Archeological finds have generally been dated by evolutionists who assume that the world is 4.5 billion years old and that man's been alive for what, 1 million years or something? Of course they're going to date things based on their timeline, the same way scientists use bones to "prove" that evolution really happened. Meanwhile, we're assuming a much younger earth that began with creation because the Bible says so, and I'd say that makes us no more biased than all those people assuming an older earth.

And one of my favorite proofs (though not the only one out there by any means) of a universal flood problem is all the "fishy" fossils all around the world. Right here in Kansas, about as far from the ocean as you get, I've personally dug up a few fish fossils of the sort you'd expect to find in the ocean, so I know they're here.


Again, I'm talking about archeological evidence, not natural history evidence. When you dig into a mountainside and find a fishbone, this is natural history. When you dig into a mountainside and find a piece of pottery or an ancient wall, this is archeological evidence.

There is NO archeological evidence for a universal Flood!

ProDeo
Feb 28th 2011, 04:31 PM
You and others seem to place all your eggs in the C14 basket, attempting to show it unreliable and thus falsifying all of archeological discovery?

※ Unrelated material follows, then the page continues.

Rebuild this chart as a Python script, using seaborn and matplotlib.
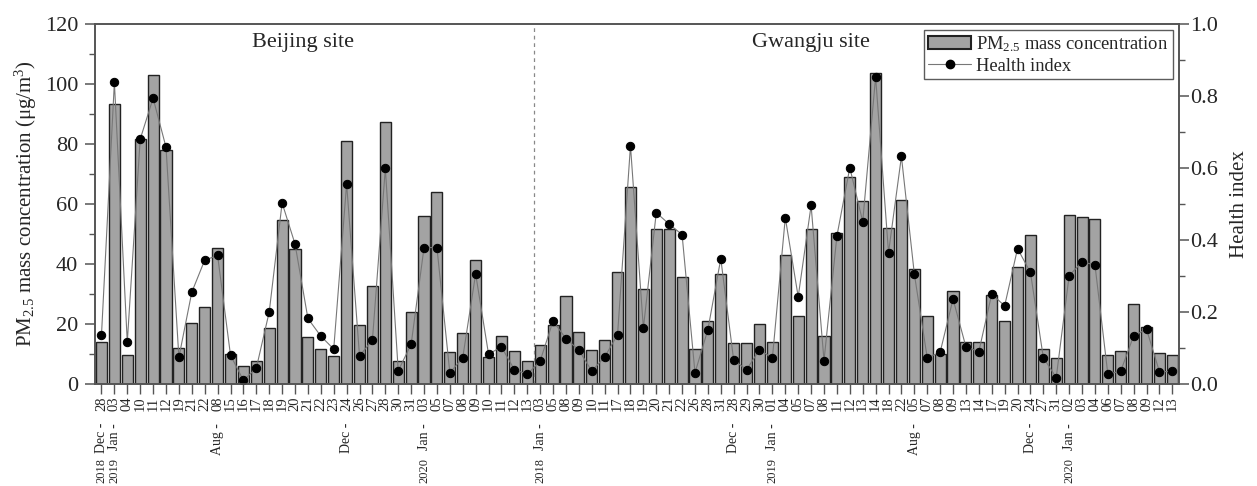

Set C14 aside and show me anything in the archeological strata that would confirm a universal water problem at some point in the past.

Can we really imagine (measure) what a world-wide flood would do to Earth? What would be the traces?

A good starting point to discuss would be the Black Sea Deluge (http://en.wikipedia.org/wiki/Black_Sea_deluge_theory) which often is linked to Noah's Flood as LOCAL. What traces has been found? Nothing conclusive.

We have no clue.

Phish
Feb 28th 2011, 04:31 PM
Again, I'm talking about archeological evidence, not natural history evidence. When you dig into a mountainside and find a fishbone, this is natural history. When you dig into a mountainside and find a piece of pottery or an ancient wall, this is archeological evidence.

There is NO archeological evidence for a universal Flood!

So if the fish had built a house or a Jar it would be archeological?

WSGAC
Feb 28th 2011, 04:37 PM
And how is the strata at Megiddo dated? C14? Circular reasoning again.

It is not circular reasoning. If we found something in Megiddo that could be linked to the reign of Solomon, we would not need C14 dating to confirm a Solomonic date. On the other hand, if we did a C14 test on the artifact from Solomon's day, and it in fact matched the date of Solomon, then C14 confirms the archeological record. No circular reasoning at all!



As said before, the waters above (Gen 1:6) protected Earth from (deadly) cosmic ray. You missed it?

Nope, didn't miss it. Apparently you missed my comment about the problems such suspended water would bring? Can you tell us how such a large volume of water can remain suspended above the earth? Water, in the form of clouds can do it, because clouds are vapor. But how was this pre-deluvian canopy of water suspended above the earth? And, where did it go after it fell to the earth?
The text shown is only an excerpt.